[Start of Provided data]

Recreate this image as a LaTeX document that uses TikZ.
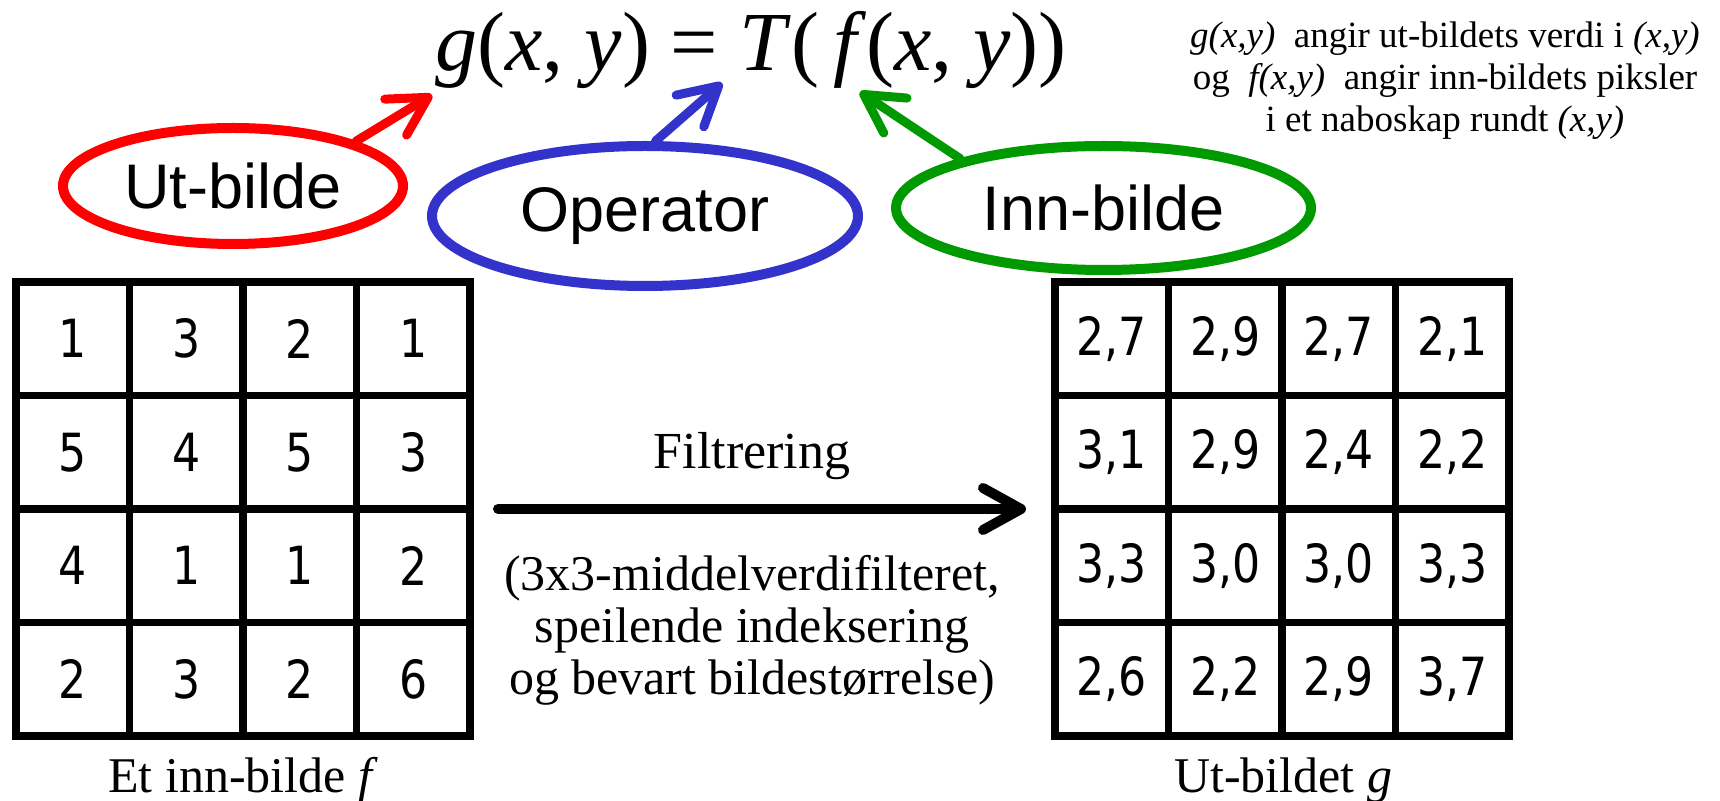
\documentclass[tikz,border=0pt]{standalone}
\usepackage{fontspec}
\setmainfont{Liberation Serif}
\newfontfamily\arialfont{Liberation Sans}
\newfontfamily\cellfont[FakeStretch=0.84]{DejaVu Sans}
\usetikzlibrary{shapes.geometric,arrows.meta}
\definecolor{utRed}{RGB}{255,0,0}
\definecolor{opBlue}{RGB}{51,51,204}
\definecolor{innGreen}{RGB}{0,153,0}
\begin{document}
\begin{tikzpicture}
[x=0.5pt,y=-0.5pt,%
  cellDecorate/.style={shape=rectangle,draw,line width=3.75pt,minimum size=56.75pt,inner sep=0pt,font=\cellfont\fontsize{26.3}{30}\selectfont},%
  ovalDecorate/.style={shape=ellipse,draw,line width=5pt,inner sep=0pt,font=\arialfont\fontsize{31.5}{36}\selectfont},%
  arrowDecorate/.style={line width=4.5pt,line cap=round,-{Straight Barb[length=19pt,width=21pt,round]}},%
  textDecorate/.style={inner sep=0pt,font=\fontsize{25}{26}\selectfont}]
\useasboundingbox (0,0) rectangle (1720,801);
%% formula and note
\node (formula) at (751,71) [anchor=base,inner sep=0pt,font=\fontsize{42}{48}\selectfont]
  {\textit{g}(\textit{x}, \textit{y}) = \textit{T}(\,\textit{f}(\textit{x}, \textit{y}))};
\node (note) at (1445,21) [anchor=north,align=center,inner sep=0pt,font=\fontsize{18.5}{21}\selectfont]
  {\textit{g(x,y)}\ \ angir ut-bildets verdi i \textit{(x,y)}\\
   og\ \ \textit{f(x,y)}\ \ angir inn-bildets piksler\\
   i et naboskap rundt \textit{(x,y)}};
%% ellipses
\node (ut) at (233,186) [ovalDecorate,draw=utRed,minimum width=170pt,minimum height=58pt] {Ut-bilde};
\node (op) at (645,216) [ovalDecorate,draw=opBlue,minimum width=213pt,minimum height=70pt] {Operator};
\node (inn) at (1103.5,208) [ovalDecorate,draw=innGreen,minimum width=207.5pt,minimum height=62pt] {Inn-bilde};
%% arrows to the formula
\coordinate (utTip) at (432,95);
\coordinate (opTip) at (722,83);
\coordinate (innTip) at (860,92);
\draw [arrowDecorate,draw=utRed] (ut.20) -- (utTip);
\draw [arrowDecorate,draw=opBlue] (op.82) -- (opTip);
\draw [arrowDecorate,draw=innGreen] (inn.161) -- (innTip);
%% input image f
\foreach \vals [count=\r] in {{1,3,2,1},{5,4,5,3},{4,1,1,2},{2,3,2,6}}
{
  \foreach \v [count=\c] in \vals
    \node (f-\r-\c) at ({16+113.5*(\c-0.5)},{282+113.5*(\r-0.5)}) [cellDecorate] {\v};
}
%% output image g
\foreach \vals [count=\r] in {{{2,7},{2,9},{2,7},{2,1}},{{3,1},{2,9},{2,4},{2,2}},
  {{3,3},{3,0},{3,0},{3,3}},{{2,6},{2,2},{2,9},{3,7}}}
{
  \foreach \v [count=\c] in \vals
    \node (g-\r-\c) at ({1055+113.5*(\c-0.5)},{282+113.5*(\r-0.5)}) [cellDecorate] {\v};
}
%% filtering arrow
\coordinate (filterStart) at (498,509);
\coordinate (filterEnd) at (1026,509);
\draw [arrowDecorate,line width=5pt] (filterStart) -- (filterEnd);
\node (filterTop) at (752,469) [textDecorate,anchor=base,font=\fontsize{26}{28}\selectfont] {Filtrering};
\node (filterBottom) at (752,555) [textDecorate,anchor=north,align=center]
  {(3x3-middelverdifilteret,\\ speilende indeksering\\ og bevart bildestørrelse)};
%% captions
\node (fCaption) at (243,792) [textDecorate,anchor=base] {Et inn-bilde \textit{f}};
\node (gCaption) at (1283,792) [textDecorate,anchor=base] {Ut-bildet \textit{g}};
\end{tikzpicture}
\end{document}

[End of Provided data]

_Task statement:_ Except for the pictures, reproduce every line exactly.

_Answer to the exercise:_
Recreate this image as a LaTeX document that uses TikZ.
\documentclass[tikz,border=0pt]{standalone}
\usepackage{fontspec}
\setmainfont{Liberation Serif}
\newfontfamily\arialfont{Liberation Sans}
\newfontfamily\cellfont[FakeStretch=0.84]{DejaVu Sans}
\usetikzlibrary{shapes.geometric,arrows.meta}
\definecolor{utRed}{RGB}{255,0,0}
\definecolor{opBlue}{RGB}{51,51,204}
\definecolor{innGreen}{RGB}{0,153,0}
\begin{document}
\begin{tikzpicture}
[x=0.5pt,y=-0.5pt,%
  cellDecorate/.style={shape=rectangle,draw,line width=3.75pt,minimum size=56.75pt,inner sep=0pt,font=\cellfont\fontsize{26.3}{30}\selectfont},%
  ovalDecorate/.style={shape=ellipse,draw,line width=5pt,inner sep=0pt,font=\arialfont\fontsize{31.5}{36}\selectfont},%
  arrowDecorate/.style={line width=4.5pt,line cap=round,-{Straight Barb[length=19pt,width=21pt,round]}},%
  textDecorate/.style={inner sep=0pt,font=\fontsize{25}{26}\selectfont}]
\useasboundingbox (0,0) rectangle (1720,801);
%% formula and note
\node (formula) at (751,71) [anchor=base,inner sep=0pt,font=\fontsize{42}{48}\selectfont]
  {\textit{g}(\textit{x}, \textit{y}) = \textit{T}(\,\textit{f}(\textit{x}, \textit{y}))};
\node (note) at (1445,21) [anchor=north,align=center,inner sep=0pt,font=\fontsize{18.5}{21}\selectfont]
  {\textit{g(x,y)}\ \ angir ut-bildets verdi i \textit{(x,y)}\\
   og\ \ \textit{f(x,y)}\ \ angir inn-bildets piksler\\
   i et naboskap rundt \textit{(x,y)}};
%% ellipses
\node (ut) at (233,186) [ovalDecorate,draw=utRed,minimum width=170pt,minimum height=58pt] {Ut-bilde};
\node (op) at (645,216) [ovalDecorate,draw=opBlue,minimum width=213pt,minimum height=70pt] {Operator};
\node (inn) at (1103.5,208) [ovalDecorate,draw=innGreen,minimum width=207.5pt,minimum height=62pt] {Inn-bilde};
%% arrows to the formula
\coordinate (utTip) at (432,95);
\coordinate (opTip) at (722,83);
\coordinate (innTip) at (860,92);
\draw [arrowDecorate,draw=utRed] (ut.20) -- (utTip);
\draw [arrowDecorate,draw=opBlue] (op.82) -- (opTip);
\draw [arrowDecorate,draw=innGreen] (inn.161) -- (innTip);
%% input image f
\foreach \vals [count=\r] in {{1,3,2,1},{5,4,5,3},{4,1,1,2},{2,3,2,6}}
{
  \foreach \v [count=\c] in \vals
    \node (f-\r-\c) at ({16+113.5*(\c-0.5)},{282+113.5*(\r-0.5)}) [cellDecorate] {\v};
}
%% output image g
\foreach \vals [count=\r] in {{{2,7},{2,9},{2,7},{2,1}},{{3,1},{2,9},{2,4},{2,2}},
  {{3,3},{3,0},{3,0},{3,3}},{{2,6},{2,2},{2,9},{3,7}}}
{
  \foreach \v [count=\c] in \vals
    \node (g-\r-\c) at ({1055+113.5*(\c-0.5)},{282+113.5*(\r-0.5)}) [cellDecorate] {\v};
}
%% filtering arrow
\coordinate (filterStart) at (498,509);
\coordinate (filterEnd) at (1026,509);
\draw [arrowDecorate,line width=5pt] (filterStart) -- (filterEnd);
\node (filterTop) at (752,469) [textDecorate,anchor=base,font=\fontsize{26}{28}\selectfont] {Filtrering};
\node (filterBottom) at (752,555) [textDecorate,anchor=north,align=center]
  {(3x3-middelverdifilteret,\\ speilende indeksering\\ og bevart bildestørrelse)};
%% captions
\node (fCaption) at (243,792) [textDecorate,anchor=base] {Et inn-bilde \textit{f}};
\node (gCaption) at (1283,792) [textDecorate,anchor=base] {Ut-bildet \textit{g}};
\end{tikzpicture}
\end{document}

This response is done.